THE INPUT>

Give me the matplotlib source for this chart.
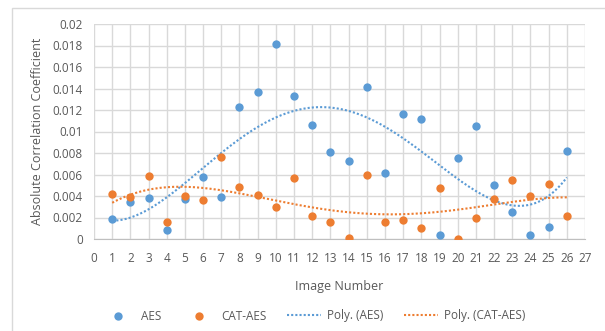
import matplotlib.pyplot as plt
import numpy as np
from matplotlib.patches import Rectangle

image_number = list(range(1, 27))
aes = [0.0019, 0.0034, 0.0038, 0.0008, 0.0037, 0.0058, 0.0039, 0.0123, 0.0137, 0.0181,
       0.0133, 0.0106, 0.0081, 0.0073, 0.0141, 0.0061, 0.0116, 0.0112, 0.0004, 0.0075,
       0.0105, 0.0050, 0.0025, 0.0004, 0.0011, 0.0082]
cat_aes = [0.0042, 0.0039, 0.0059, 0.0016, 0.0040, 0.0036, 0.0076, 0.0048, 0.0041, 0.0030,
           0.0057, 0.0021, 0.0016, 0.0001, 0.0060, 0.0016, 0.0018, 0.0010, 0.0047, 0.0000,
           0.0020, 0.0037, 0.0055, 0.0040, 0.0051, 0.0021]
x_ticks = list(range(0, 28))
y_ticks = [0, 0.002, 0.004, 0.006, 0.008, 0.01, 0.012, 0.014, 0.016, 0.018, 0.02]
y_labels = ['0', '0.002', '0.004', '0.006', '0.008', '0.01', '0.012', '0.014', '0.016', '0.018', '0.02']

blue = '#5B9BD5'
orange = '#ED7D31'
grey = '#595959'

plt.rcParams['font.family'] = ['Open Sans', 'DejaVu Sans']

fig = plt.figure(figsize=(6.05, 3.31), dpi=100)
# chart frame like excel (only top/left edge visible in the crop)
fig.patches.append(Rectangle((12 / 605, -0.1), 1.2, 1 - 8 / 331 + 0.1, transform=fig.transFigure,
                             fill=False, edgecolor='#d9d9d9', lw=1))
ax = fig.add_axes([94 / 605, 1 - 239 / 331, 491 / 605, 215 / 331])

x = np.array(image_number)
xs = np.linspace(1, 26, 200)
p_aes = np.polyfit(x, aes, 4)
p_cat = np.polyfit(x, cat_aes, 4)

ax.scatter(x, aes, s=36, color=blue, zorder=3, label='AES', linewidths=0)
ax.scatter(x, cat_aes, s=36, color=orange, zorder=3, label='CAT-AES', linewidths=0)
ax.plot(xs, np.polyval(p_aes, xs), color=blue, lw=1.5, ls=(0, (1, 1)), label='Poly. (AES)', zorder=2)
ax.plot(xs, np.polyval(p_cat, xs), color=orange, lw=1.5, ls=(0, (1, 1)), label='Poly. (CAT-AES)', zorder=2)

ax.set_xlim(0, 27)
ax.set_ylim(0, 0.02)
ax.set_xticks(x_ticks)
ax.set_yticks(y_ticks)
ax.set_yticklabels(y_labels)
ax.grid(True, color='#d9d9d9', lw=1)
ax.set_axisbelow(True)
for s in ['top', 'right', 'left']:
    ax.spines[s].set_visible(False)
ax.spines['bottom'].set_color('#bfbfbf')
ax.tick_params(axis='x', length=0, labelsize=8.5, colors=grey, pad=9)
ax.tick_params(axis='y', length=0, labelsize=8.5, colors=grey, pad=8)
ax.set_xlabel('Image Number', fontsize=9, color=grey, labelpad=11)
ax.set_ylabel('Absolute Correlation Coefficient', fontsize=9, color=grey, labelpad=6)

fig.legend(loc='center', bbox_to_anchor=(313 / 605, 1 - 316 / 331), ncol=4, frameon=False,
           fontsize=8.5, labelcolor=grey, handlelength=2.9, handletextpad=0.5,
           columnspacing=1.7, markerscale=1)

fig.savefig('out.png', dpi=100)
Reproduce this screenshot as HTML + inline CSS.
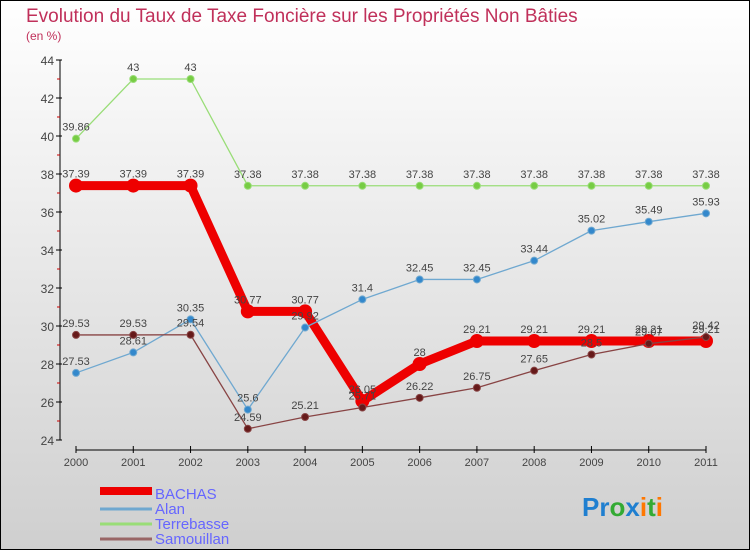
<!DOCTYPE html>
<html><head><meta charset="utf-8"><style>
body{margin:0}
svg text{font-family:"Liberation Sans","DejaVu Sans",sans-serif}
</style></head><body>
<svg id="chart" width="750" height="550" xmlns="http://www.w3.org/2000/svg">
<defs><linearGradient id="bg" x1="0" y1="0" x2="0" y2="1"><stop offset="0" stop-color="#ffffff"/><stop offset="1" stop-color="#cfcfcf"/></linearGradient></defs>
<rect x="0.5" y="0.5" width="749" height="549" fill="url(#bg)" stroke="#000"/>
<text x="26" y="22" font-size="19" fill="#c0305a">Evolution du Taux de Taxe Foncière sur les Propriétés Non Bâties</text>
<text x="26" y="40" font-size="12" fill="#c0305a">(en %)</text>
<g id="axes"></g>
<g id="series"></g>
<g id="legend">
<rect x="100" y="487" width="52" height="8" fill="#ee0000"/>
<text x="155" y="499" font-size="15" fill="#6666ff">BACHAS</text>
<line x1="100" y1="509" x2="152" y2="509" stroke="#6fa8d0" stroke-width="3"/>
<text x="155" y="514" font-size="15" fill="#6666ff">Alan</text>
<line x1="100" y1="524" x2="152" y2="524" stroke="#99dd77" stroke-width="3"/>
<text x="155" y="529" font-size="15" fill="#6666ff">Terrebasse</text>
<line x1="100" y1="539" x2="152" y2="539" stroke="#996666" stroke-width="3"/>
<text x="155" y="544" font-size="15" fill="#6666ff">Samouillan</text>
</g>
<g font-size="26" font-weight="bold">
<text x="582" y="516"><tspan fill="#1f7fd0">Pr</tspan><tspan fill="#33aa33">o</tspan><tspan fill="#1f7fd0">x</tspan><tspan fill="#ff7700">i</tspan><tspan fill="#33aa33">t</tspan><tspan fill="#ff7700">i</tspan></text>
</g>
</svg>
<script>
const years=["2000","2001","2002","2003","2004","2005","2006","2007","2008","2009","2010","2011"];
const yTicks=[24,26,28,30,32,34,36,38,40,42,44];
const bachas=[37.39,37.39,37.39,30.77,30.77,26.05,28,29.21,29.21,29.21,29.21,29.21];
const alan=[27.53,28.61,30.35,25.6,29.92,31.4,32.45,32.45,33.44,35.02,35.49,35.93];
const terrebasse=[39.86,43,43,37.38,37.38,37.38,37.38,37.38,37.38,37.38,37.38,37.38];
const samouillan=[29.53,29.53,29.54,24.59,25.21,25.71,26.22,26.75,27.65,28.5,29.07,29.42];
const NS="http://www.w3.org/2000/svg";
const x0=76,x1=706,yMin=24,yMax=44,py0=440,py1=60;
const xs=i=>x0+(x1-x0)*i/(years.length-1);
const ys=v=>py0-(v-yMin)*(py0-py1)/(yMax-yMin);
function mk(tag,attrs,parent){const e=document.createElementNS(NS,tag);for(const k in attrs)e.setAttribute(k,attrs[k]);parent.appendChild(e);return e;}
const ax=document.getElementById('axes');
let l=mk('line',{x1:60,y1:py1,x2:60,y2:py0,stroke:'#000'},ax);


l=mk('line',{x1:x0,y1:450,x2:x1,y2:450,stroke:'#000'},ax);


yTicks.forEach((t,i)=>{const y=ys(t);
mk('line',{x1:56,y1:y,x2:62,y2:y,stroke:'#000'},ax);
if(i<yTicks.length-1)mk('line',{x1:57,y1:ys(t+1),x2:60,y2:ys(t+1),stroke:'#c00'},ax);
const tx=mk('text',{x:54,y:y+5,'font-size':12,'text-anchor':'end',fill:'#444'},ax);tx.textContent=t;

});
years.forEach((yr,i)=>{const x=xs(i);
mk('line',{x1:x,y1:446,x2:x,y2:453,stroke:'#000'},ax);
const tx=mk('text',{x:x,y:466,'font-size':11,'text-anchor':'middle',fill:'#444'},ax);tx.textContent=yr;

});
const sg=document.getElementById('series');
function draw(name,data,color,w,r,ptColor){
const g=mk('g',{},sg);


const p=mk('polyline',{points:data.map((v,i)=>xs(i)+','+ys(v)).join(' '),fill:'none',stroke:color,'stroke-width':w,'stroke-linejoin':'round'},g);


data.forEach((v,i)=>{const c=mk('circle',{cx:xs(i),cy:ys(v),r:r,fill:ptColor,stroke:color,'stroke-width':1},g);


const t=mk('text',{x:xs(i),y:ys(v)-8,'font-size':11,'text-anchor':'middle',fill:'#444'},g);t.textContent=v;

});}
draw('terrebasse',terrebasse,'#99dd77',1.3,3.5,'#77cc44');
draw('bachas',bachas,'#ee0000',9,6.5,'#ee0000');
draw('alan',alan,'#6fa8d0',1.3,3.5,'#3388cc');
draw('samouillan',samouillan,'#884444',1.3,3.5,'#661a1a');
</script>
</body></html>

TASK BRIEF>
Your task is to gather every line with the word "chart" and copy it.

EXERCISE RESULT>
Give me the matplotlib source for this chart.
# chart frame like excel (only top/left edge visible in the crop)
<svg id="chart" width="750" height="550" xmlns="http://www.w3.org/2000/svg">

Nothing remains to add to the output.